Öncüllerine oranla oldukça anlaşılır bir rota üzerinde ilk yarıyı noktalayan film; finale doğru oldukça yavan bir “izleyiciyi şaşırtma taarruzuna” evirilmeye başlıyor. Sürpriz faktöründen bu kadar medet ummasıysa, filmi alabildiğine vasatlaştırıyor. Yine de kurgusal anlamda, inandırıcılıktan uzak olmakla birlikte dikkate değer bir örnek var karşımızda. Bütün olan biteni bilgisayar monitöründen, akıllı telefonlardan ya da güvenlik kameralarından izleme fikri de en az konunun kendisi kadar klişe kokuyor olsa da; filmin adeta baş döndüren kurgusunun, bu teknolojik paslaşmalara çok şey borçlu olduğu da ortada!
Gerilim mevzusuna iyiden iyiye ısınan Sasha Grey’in temiz performansı, Elijah Wood’un dazlak şaşkınlığından mustarip Mark karakterini sürprizsiz bir eforla perdeye taşınması bir tarafa; Kill List ile akıllarda yer edinen Neil Maskell’in izleyiciyi “aksan” içinde bırakan Chord güzellemesi filmin kaymak tabakası maiyetinde kabul edilebilir… B film severleri mest edecek bir girizgahla açılışı yapan Açık Pencereler’in barındırdığı bu türden “an”ları da yabana atma pek mümkün değil.
Sözün özü; Açık Penceler, türün akılda kalabilecek bir örneği olmanın direğinden dönüyor.

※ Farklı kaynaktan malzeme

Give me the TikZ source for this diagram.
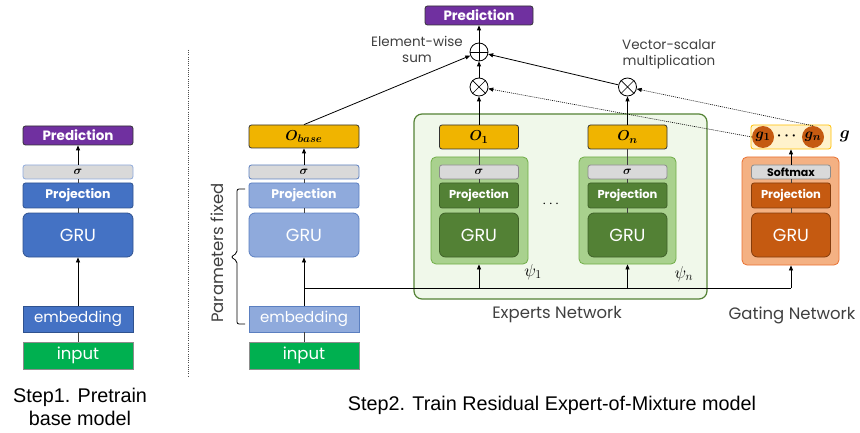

Vigolando’nun elinde yepyeni bir Timecrimes çıkarabilecek malzemenin fazlası bile var! Sıkıntı, gerilim sinemasının tüm klişeleriyle dirsek temasında bulunan fakat klişelerle de bir türlü barışamayan bir öyküye ev sahipliği yapmış olması belki de! Finale doğru yapılan ani salvolarla izleyicinin kafasını bulandırmak da ne yazık ki bu barışık olamadığı klişelerin üzerini kapamaya yetmiyor!